## start Information provided
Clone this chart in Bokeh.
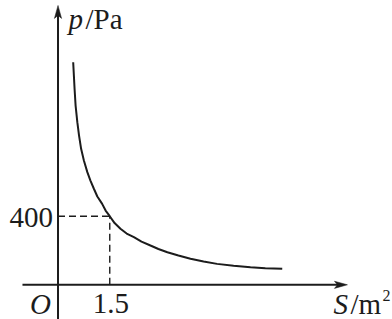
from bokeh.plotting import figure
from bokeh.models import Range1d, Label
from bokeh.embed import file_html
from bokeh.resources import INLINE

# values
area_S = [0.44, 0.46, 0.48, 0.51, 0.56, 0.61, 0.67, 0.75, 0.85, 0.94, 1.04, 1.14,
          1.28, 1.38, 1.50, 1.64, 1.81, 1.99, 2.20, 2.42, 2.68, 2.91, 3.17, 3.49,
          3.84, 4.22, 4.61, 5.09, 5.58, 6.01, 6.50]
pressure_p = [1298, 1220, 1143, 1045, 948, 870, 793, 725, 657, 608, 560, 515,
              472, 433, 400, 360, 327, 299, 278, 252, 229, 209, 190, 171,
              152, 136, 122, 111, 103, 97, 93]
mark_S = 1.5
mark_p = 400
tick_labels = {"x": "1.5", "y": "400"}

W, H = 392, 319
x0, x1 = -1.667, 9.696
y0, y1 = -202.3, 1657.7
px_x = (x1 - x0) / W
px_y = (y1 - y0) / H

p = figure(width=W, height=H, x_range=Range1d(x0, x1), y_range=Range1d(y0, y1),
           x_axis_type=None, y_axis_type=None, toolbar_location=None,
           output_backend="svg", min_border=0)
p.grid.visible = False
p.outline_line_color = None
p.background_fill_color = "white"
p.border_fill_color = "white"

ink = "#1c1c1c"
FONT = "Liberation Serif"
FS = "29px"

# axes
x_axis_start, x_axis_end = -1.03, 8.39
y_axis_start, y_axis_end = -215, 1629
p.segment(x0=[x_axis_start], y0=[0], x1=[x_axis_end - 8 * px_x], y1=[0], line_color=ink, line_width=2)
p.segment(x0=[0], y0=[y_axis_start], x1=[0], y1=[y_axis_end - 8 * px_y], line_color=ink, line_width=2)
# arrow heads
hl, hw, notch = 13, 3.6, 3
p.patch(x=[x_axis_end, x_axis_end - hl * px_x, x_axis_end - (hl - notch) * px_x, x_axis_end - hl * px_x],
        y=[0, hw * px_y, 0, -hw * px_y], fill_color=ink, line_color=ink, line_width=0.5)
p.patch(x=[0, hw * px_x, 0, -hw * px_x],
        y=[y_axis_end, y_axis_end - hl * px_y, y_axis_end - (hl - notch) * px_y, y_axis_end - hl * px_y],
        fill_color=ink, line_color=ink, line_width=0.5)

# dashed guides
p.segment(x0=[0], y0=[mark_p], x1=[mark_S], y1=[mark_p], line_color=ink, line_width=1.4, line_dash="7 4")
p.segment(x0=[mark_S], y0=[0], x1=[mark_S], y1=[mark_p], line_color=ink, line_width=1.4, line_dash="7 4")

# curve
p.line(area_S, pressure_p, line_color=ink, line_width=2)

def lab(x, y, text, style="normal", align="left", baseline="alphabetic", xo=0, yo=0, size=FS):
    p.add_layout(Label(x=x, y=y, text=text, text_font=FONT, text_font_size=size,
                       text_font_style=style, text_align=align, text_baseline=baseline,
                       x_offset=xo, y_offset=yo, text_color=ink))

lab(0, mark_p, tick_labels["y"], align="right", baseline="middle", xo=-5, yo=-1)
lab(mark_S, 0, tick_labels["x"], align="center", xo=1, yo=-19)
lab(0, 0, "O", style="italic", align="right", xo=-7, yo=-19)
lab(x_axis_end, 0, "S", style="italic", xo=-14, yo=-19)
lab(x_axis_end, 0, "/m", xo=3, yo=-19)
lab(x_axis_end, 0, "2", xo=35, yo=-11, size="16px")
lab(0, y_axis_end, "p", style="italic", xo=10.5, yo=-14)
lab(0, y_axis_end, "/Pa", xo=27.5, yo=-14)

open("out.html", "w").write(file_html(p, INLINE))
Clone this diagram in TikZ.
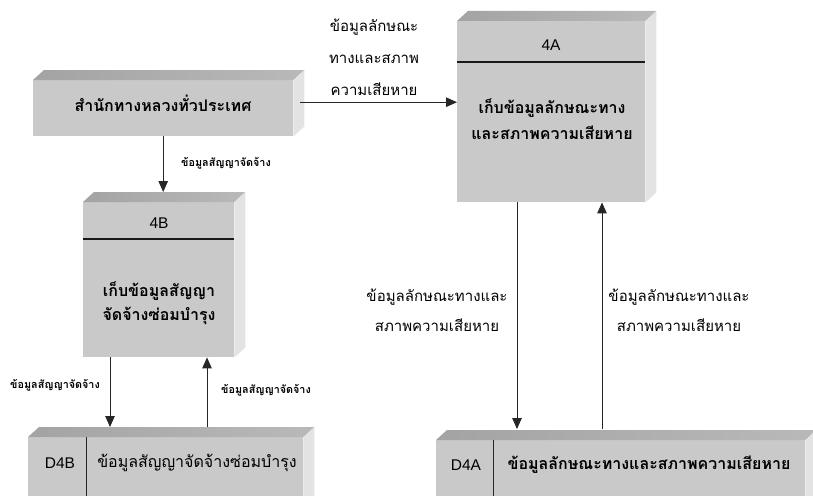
## end Information provided
*Your goal*. Give back exactly the lines from the first line of the data through the line with "from bokeh.resources import INLINE", pictures excluded.

*The reply*.
Clone this chart in Bokeh.
from bokeh.plotting import figure
from bokeh.models import Range1d, Label
from bokeh.embed import file_html
from bokeh.resources import INLINE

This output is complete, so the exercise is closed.